Des peines complémentaires pour marquer les esprits
Les tribunaux disposent d’un éventail de peines complémentaires pour sanctionner la corruption. L’interdiction d’exercer une fonction publique ou l’activité professionnelle à l’origine de l’infraction peut être prononcée pour une durée allant jusqu’à 5 ans. La privation des droits civiques, civils et de famille vient souvent s’ajouter aux sanctions principales.
Pour les personnes morales, la dissolution de l’entreprise peut être ordonnée dans les cas les plus graves. L’exclusion des marchés publics et l’interdiction de faire appel public à l’épargne sont d’autres sanctions redoutables pour les sociétés impliquées dans des affaires de corruption.
Une coopération internationale renforcée
La lutte contre la corruption s’inscrit dans un cadre international. La France a ratifié plusieurs conventions, dont la Convention de l’OCDE sur la lutte contre la corruption d’agents publics étrangers. Cette coopération permet des enquêtes transfrontalières et facilite l’extradition des personnes poursuivies.
Le Parquet national financier (PNF), créé en 2013, joue un rôle central dans la poursuite des affaires de corruption internationale. Sa collaboration avec des homologues étrangers, comme le Department of Justice américain, a permis de conclure des accords globaux dans plusieurs affaires retentissantes.
Des mécanismes de prévention et de détection
La répression s’accompagne de mesures préventives. Les entreprises de plus de 500 salariés sont tenues de mettre en place un programme de conformité anticorruption. Ce dispositif comprend une cartographie des risques, un code de conduite, et des procédures d’alerte interne.
La protection des lanceurs d’alerte a été renforcée pour encourager la dénonciation des faits de corruption. Ces personnes bénéficient désormais d’une immunité pénale et d’une protection contre les représailles professionnelles.
L’impact des sanctions sur les entreprises et la société
Les sanctions pour corruption ont des répercussions considérables sur les entreprises. Au-delà des amendes, c’est leur réputation qui est en jeu. Les cours boursiers peuvent s’effondrer à l’annonce d’une enquête, et les contrats peuvent être perdus.

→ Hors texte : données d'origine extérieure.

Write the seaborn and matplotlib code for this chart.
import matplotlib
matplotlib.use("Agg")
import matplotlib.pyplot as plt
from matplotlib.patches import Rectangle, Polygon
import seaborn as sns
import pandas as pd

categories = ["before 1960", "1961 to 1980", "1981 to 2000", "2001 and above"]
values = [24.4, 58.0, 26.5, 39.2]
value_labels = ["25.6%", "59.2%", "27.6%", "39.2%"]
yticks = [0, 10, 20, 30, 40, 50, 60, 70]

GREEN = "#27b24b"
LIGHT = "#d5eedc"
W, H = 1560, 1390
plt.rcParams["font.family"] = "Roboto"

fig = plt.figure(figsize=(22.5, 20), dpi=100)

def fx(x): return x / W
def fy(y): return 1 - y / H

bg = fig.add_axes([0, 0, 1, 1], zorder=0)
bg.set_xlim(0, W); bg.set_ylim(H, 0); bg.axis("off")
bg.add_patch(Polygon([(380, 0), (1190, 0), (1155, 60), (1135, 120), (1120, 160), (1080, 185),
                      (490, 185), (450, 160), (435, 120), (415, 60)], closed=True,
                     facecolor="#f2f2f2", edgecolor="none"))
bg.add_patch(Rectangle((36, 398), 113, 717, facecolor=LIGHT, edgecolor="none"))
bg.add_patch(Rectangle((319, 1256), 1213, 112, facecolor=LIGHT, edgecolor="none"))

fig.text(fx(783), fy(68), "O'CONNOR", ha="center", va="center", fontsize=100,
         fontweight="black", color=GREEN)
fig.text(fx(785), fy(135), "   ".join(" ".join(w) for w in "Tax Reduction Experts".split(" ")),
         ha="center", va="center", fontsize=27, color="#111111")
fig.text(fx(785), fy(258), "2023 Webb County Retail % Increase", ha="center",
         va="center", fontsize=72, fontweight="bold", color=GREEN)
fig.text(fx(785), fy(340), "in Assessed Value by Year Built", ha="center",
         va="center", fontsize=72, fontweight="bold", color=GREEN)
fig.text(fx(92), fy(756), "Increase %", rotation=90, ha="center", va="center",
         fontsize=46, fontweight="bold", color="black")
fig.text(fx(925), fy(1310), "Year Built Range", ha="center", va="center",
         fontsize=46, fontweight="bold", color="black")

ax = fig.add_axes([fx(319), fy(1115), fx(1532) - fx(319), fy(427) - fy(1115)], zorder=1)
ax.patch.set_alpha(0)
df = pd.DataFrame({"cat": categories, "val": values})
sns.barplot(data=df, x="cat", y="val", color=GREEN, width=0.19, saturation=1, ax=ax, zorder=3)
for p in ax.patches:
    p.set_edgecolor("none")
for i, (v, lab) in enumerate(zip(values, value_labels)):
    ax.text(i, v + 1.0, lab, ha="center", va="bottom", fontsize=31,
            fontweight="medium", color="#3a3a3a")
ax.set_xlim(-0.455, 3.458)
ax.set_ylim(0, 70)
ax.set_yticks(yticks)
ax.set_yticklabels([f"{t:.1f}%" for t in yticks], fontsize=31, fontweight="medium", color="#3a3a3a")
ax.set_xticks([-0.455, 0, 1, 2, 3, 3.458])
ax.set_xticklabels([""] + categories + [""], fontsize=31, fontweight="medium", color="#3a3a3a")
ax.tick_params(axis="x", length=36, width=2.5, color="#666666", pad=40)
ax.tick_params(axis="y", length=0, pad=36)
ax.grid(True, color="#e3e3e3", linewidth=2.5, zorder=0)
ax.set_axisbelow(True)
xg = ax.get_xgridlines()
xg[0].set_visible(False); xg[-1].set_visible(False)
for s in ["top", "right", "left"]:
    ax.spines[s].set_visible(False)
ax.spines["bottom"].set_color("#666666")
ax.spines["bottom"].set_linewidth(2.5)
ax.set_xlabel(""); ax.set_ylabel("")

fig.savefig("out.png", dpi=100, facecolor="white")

Sur le plan sociétal, ces sanctions contribuent à restaurer la confiance dans les institutions et le monde des affaires. Elles envoient un message fort sur l’intégrité attendue des acteurs économiques et politiques.
Les défis persistants dans la lutte anticorruption
Malgré le renforcement de l’arsenal répressif, des défis demeurent. La corruption transnationale reste difficile à poursuivre, et certains pays offrent encore des paradis judiciaires aux corrupteurs. La cybercriminalité ouvre de nouvelles voies pour les transactions illicites, nécessitant une adaptation constante des moyens d’investigation.

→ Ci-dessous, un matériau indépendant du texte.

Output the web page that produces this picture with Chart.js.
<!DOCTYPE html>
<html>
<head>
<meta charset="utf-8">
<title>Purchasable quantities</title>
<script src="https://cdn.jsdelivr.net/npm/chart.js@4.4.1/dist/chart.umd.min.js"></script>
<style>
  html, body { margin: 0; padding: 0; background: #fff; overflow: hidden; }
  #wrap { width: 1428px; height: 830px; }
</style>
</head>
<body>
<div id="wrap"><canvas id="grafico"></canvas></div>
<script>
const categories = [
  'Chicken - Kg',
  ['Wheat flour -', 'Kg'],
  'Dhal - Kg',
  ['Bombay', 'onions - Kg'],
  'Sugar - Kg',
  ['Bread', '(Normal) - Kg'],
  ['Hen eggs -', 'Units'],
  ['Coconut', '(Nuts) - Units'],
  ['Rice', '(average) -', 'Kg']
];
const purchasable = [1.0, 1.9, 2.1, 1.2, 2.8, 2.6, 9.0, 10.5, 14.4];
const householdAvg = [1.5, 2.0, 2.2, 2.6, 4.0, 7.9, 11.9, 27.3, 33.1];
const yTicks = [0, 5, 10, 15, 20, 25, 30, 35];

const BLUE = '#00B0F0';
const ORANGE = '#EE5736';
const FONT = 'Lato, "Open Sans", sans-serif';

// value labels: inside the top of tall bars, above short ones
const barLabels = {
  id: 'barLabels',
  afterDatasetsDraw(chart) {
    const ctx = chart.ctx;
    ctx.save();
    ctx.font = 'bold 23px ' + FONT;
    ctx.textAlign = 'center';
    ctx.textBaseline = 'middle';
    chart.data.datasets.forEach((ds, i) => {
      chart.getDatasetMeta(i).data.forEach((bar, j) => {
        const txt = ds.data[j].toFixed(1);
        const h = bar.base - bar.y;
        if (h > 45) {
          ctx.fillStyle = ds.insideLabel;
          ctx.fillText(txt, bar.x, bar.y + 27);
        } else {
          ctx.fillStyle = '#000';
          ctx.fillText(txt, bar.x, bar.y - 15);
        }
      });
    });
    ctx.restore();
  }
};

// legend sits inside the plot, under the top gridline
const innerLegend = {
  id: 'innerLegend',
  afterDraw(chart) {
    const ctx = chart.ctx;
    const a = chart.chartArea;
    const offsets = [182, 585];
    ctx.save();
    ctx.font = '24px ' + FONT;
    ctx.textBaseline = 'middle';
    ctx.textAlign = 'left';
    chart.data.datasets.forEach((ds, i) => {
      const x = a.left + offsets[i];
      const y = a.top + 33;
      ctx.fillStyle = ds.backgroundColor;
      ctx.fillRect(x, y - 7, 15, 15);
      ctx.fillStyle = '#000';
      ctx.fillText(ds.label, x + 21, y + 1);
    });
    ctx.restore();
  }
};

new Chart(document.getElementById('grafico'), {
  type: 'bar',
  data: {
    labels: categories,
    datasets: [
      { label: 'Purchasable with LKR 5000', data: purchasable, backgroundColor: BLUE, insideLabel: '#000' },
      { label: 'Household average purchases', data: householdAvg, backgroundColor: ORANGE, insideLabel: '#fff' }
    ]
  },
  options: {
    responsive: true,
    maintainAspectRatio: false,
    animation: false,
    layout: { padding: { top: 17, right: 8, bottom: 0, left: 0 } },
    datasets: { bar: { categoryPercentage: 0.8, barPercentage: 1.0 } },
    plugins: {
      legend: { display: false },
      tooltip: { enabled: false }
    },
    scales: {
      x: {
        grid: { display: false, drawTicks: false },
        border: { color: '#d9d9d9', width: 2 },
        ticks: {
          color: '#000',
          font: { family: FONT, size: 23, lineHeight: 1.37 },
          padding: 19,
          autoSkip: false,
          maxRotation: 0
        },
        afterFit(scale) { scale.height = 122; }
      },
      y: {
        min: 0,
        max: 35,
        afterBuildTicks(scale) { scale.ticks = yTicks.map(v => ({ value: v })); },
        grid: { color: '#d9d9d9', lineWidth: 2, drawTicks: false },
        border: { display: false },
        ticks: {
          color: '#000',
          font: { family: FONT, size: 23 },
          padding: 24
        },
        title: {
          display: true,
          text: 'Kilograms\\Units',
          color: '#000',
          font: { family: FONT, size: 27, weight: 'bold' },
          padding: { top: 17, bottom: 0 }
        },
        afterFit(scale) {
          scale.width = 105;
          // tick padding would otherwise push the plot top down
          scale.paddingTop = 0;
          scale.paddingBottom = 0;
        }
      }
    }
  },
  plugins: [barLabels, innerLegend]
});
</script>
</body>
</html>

La question de l’efficacité des sanctions se pose : sont-elles suffisamment dissuasives pour les grandes entreprises ? Certains critiques estiment que les amendes, même élevées, sont parfois considérées comme un simple coût opérationnel par les multinationales.
La lutte contre la corruption s’intensifie, avec des sanctions plus sévères et des dispositifs de prévention renforcés. Cette approche globale, alliant répression et prévention, vise à assainir les pratiques dans les secteurs public et privé. Si des progrès notables ont été réalisés, la vigilance reste de mise face à ce phénomène qui menace l’intégrité de nos sociétés.